# Apostille for Birth Certificate



## dawnforce (Apr 18, 2017)

Hi Everybody! 
So Im applying for dual citizenship, and I have all the requirements... Except one.. Which is a n Apostille of my Birth Certificate. 
I have my original Birth Certificate from New York, with a paper from the health department saying it was requested to give you a valid Birth Certificate, and here you have it, but no Apostille.

I dont know what to do, as I dont have any relatives in New York anymore!! I have googled it but I'm quite reticent of sending the only copy of my Birth Certificate on the email to some shady company. I'm sure I'm not the only one right???
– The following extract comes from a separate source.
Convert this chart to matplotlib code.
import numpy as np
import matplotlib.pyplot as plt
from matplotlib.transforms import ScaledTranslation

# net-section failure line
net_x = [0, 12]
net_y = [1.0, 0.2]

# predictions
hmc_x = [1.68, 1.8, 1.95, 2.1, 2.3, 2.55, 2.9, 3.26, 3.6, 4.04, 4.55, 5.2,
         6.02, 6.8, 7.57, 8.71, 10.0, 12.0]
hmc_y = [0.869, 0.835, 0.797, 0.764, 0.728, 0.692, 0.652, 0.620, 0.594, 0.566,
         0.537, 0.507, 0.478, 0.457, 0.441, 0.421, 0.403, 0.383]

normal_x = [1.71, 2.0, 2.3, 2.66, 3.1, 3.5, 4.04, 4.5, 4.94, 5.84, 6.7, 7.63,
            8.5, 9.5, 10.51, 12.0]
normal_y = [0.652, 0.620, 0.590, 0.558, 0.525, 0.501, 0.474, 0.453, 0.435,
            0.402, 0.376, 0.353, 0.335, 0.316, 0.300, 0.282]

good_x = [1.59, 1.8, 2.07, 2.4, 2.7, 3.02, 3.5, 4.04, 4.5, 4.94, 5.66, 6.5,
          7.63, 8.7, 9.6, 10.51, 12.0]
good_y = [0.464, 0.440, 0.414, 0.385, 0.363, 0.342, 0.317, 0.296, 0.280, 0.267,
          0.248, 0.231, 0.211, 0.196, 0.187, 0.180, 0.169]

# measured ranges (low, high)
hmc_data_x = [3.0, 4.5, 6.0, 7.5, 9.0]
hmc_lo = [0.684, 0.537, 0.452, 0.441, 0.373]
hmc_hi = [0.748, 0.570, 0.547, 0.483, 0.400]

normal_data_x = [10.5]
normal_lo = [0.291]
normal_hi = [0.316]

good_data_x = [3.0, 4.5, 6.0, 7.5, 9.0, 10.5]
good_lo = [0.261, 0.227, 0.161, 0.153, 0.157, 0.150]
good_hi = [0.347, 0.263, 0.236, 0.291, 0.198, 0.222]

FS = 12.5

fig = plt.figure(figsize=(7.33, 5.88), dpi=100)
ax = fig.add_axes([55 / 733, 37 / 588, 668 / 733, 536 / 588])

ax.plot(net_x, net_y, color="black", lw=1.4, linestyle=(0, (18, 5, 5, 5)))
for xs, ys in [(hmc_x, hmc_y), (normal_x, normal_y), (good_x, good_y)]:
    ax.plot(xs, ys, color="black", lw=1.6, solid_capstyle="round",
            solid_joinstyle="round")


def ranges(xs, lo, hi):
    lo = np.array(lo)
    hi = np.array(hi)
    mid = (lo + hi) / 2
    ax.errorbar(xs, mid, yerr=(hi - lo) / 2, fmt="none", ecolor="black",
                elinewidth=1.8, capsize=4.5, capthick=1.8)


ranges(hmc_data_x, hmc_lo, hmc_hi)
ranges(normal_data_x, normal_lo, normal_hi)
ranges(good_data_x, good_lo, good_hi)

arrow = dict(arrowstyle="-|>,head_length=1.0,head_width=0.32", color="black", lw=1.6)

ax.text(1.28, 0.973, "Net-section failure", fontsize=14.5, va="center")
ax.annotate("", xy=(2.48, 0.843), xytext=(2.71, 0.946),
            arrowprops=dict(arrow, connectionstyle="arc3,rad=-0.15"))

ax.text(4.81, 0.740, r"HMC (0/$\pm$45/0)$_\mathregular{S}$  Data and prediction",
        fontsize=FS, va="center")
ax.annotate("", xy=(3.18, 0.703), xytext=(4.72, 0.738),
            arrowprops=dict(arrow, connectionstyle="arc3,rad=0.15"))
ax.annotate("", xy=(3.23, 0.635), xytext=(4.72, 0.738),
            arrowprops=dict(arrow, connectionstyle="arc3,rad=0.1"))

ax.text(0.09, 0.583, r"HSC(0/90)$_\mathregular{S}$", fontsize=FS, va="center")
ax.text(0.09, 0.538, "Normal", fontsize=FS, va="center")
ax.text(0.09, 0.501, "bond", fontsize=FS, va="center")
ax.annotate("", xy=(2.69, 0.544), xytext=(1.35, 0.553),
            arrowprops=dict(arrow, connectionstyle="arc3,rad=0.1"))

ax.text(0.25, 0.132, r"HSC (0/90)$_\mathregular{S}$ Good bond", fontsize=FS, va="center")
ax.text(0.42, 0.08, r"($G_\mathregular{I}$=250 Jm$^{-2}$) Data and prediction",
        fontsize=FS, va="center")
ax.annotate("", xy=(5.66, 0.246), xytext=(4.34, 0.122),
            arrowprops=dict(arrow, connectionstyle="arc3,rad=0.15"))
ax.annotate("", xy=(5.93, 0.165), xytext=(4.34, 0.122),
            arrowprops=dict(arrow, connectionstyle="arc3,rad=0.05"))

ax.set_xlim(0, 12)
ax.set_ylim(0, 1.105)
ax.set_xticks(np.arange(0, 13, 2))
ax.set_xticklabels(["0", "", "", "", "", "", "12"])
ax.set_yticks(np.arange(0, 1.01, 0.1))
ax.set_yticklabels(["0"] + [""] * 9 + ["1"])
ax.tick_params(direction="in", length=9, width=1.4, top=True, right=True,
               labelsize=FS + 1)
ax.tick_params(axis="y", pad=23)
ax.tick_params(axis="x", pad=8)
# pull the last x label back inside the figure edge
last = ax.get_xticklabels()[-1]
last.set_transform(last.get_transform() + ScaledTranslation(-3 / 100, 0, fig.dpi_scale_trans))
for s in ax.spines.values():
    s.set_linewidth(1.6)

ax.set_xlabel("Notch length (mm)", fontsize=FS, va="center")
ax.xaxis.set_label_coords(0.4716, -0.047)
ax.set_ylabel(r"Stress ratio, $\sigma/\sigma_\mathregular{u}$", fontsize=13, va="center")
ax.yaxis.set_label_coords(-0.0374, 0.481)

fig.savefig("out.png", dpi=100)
Another restriction, this is more or less urgent :/Sooo waiting and waiting is not an option :S


----------



## xabiaxica (Jun 23, 2009)

dawnforce said:


> Hi Everybody!
> So Im applying for dual citizenship, and I have all the requirements... Except one.. Which is a n Apostille of my Birth Certificate.
> I have my original Birth Certificate from New York, with a paper from the health department saying it was requested to give you a valid Birth Certificate, and here you have it, but no Apostille.
> 
> ...


:welcome:

I've moved your post to the Benelux forum for you - maybe someone local will be able to help

In the meantime, have you read this? https://travel.state.gov/content/travel/en/legal-considerations/judicial/authentication-of-documents/office-of-authentications.html


----------



## Bevdeforges (Nov 16, 2007)

If you are born in the US, you will need to send your birth certificate to the secretary of state's office for the state in which you were born. https://travel.state.gov/content/tr...ons/judicial/authentication-of-documents.html
Cheers,
Bev


----------



## dawnforce (Apr 18, 2017)

Bevdeforges said:


> If you are born in the US, you will need to send your birth certificate to the secretary of state's office for the state in which you were born. https://travel.state.gov/content/tr...ons/judicial/authentication-of-documents.html
> Cheers,
> Bev


I know, in my case the NY State Dep. there is no information on who to do from abroad. I do not have that many copies to just send it via mail and more importantly is that: 
Actually is not that simple.... apparently it has to be validated by a county clerk (which I do not understand because my BC was issued by the NY health department, who is the clerk in this case) and then send to be apostille.. no information at all to do that... so. Now I'm lost... is there a company or service to help people with this????


----------



## Bevdeforges (Nov 16, 2007)

This is the information for the State of New York. https://www.dos.ny.gov/licensing/apostille.html

For the moment, it's probably best for you to request a new certified copy of your birth certificate directly from the country clerk and follow the instructions on the State of New York website.
Cheers,
Bev


----------



## cschrd2 (Oct 31, 2011)

Just went through this in SF. Birth certificate needs to be validated by the county clerk (to approve the signature of the delivering doctor), that copy has to get an apostille from the state. Cumbersome process but it is the only way they will accept your paperwork.


----------